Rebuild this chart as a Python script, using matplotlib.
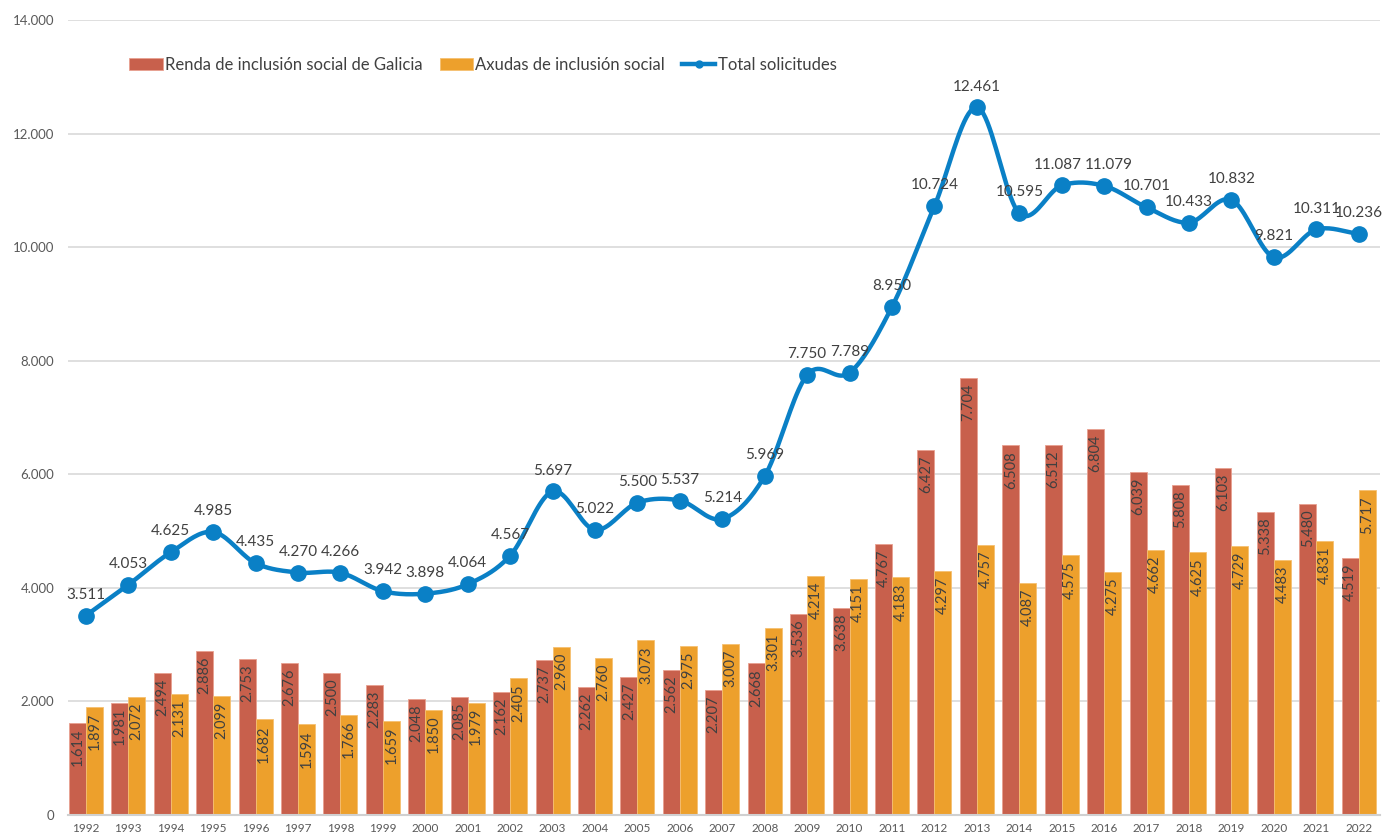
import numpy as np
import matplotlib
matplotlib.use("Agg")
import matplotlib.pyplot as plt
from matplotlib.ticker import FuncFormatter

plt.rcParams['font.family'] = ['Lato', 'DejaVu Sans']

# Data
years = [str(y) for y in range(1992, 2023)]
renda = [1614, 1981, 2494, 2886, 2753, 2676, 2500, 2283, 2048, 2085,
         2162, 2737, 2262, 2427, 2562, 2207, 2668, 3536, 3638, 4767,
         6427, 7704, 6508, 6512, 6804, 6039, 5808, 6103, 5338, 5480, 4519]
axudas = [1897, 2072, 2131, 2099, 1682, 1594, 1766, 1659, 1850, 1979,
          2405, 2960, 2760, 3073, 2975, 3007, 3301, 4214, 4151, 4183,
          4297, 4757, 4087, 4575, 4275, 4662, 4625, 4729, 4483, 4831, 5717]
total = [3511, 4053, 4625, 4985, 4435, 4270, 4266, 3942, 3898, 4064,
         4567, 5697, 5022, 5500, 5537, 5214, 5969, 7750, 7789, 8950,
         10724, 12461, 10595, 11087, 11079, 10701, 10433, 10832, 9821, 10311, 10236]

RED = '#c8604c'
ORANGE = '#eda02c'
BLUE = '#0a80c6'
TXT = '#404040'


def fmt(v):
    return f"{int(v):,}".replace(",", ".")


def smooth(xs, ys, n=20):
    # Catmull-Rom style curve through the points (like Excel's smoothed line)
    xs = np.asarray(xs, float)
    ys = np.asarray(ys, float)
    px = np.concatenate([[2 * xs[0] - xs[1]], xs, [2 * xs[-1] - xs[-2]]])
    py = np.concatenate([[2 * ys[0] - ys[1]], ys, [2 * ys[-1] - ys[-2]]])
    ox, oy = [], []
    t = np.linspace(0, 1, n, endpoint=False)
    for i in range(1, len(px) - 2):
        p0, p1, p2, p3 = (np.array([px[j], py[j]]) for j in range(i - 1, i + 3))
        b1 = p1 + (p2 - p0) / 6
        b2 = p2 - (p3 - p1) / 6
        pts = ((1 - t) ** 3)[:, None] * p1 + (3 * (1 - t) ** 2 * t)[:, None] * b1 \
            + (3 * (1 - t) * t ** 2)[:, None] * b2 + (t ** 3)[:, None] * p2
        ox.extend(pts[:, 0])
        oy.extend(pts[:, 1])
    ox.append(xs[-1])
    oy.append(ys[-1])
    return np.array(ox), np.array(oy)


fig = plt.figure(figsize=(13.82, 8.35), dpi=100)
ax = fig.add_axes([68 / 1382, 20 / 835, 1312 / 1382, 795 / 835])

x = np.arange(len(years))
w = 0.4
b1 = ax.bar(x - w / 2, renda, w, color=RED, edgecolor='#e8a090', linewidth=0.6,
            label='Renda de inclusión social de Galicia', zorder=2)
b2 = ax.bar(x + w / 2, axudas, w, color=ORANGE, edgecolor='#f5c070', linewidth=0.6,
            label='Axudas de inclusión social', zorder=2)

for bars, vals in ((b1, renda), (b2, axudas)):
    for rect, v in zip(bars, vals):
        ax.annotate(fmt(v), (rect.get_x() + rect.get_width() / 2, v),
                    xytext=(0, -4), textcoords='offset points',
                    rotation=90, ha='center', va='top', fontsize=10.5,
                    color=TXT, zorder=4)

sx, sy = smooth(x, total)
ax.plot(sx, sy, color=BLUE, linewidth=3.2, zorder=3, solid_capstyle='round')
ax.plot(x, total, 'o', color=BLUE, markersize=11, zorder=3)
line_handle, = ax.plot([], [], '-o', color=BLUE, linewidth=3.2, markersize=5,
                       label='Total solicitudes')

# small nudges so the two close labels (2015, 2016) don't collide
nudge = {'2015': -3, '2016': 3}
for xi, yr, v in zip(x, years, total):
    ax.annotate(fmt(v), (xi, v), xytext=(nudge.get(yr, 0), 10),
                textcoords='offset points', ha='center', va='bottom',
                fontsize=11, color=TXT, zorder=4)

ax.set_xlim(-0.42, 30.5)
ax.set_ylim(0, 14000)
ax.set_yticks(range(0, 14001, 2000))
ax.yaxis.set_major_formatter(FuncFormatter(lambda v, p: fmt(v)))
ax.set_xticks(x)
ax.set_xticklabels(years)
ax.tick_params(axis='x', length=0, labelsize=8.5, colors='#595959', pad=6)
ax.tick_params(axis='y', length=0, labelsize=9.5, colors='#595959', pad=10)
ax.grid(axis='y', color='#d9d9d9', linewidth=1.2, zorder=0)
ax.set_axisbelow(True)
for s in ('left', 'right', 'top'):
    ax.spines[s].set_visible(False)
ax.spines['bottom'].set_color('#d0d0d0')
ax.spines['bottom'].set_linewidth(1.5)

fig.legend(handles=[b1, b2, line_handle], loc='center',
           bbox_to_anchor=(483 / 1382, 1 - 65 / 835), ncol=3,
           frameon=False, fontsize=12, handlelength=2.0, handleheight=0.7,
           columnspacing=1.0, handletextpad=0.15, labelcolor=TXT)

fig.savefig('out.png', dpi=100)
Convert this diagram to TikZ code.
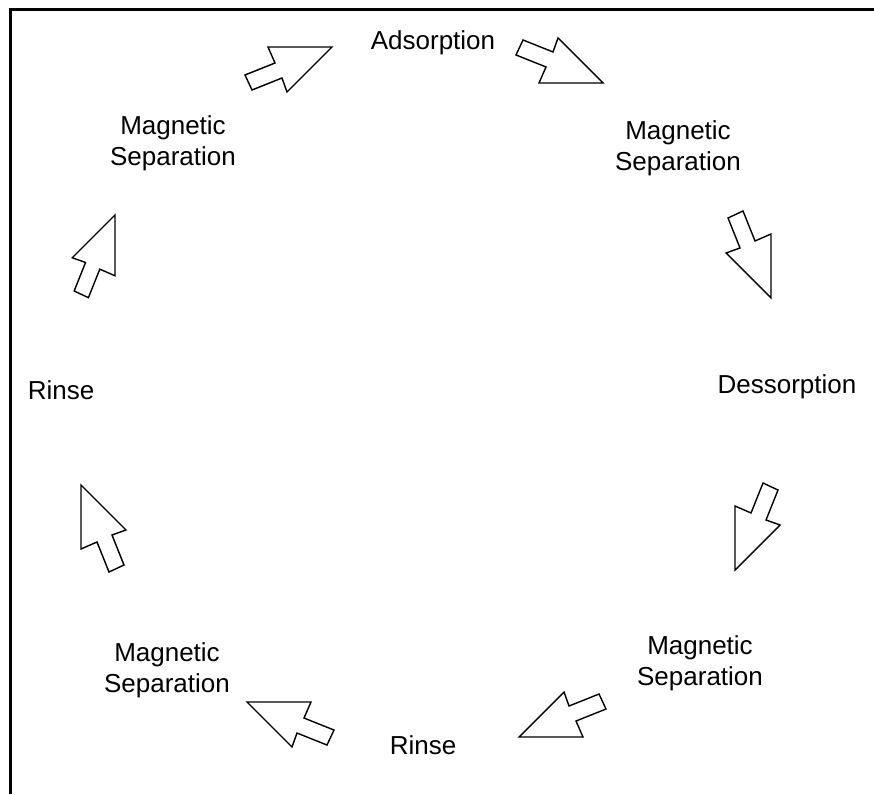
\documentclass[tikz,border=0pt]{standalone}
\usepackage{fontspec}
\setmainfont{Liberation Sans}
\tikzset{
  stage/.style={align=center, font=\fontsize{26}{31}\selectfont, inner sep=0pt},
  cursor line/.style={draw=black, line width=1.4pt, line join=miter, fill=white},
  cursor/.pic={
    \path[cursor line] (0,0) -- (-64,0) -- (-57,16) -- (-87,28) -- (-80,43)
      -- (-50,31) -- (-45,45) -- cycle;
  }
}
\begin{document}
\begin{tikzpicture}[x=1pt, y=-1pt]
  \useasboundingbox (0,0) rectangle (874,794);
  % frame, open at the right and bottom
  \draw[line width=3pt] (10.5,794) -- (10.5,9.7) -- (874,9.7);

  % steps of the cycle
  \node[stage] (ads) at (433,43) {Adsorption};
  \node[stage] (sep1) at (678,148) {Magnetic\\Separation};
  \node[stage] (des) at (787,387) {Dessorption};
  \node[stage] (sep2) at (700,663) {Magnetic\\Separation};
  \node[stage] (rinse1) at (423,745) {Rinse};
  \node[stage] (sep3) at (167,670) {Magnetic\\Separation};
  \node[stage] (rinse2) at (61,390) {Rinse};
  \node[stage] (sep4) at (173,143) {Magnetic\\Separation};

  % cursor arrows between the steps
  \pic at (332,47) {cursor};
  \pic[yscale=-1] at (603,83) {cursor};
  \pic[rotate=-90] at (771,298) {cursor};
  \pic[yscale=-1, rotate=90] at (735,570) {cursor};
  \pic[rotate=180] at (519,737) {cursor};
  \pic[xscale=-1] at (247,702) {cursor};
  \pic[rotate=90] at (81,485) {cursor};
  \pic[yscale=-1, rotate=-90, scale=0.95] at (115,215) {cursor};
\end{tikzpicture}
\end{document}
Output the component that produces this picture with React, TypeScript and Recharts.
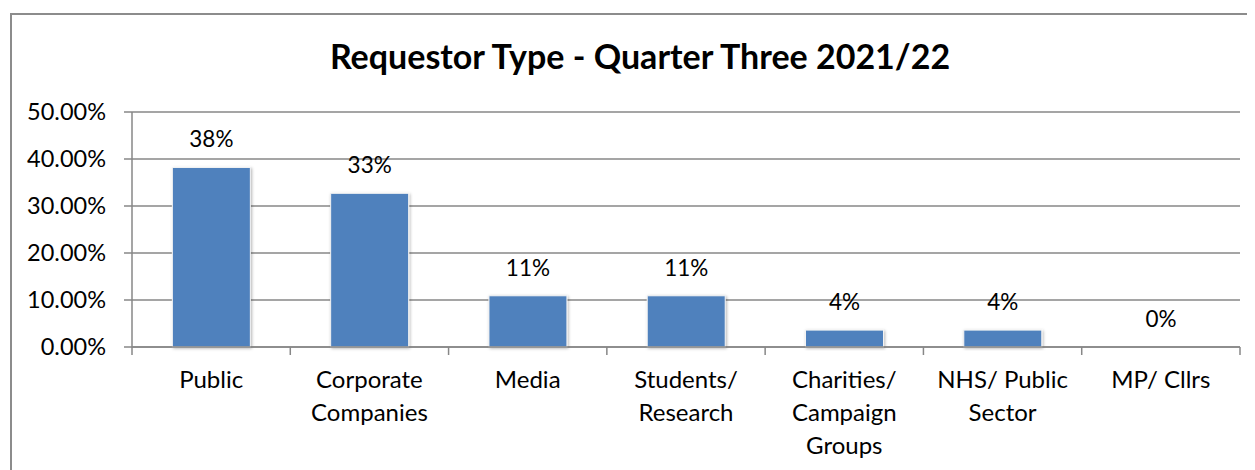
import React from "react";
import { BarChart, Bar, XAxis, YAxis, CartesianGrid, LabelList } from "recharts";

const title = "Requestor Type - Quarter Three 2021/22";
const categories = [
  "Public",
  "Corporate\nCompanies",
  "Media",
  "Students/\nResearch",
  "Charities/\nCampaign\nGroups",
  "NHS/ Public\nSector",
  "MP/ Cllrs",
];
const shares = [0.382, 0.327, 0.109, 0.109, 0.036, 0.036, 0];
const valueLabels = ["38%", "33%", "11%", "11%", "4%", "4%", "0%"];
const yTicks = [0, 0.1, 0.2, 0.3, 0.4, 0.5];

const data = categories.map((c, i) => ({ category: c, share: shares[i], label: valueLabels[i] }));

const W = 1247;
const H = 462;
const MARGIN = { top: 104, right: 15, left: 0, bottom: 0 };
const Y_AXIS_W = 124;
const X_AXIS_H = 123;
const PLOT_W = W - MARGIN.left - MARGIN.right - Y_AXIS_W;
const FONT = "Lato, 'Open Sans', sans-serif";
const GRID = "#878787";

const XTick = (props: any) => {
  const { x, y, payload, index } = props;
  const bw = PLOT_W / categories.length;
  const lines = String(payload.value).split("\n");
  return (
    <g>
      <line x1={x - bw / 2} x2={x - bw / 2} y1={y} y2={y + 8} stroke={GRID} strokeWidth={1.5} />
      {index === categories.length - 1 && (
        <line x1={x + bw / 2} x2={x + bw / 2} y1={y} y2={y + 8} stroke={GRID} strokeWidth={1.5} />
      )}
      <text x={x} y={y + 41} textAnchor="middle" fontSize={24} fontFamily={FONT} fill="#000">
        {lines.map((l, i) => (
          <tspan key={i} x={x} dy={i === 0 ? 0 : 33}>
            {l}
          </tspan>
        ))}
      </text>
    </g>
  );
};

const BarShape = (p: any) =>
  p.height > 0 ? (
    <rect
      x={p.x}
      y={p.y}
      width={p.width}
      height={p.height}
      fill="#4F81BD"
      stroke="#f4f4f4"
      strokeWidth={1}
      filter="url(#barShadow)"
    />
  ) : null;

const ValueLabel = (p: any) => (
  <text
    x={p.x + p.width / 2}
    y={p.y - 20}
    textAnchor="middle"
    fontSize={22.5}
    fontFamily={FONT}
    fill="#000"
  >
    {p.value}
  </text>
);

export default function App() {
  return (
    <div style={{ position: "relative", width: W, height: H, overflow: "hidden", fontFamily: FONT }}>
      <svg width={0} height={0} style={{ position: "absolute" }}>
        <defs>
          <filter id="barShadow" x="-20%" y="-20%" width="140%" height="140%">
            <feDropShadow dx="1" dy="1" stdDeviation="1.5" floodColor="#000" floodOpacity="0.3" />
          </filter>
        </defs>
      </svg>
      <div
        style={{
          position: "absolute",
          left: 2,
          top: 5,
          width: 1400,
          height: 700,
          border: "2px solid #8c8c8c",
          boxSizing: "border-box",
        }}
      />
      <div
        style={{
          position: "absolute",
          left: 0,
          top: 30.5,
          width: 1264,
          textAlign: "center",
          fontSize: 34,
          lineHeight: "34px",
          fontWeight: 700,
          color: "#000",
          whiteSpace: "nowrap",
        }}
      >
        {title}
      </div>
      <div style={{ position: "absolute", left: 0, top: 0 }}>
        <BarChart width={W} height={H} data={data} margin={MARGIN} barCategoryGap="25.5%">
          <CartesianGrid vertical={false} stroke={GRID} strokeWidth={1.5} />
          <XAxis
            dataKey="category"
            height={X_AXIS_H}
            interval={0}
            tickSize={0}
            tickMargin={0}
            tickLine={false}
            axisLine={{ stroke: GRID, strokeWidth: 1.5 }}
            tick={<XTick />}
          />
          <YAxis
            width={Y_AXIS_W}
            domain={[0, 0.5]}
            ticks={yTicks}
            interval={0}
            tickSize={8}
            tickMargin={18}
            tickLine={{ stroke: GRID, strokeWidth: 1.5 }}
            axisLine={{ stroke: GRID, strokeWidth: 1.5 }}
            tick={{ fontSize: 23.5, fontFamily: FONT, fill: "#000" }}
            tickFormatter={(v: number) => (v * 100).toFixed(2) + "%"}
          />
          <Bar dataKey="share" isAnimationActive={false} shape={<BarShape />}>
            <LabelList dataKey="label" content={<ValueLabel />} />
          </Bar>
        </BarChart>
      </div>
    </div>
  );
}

________________________________________

- Task description
Print the data above verbatim from the first line through the line holding "plt.rcParams['font.family'] = ['Lato', 'DejaVu", leaving every picture out.

- Full output
Rebuild this chart as a Python script, using matplotlib.
import numpy as np
import matplotlib
matplotlib.use("Agg")
import matplotlib.pyplot as plt
from matplotlib.ticker import FuncFormatter

plt.rcParams['font.family'] = ['Lato', 'DejaVu Sans']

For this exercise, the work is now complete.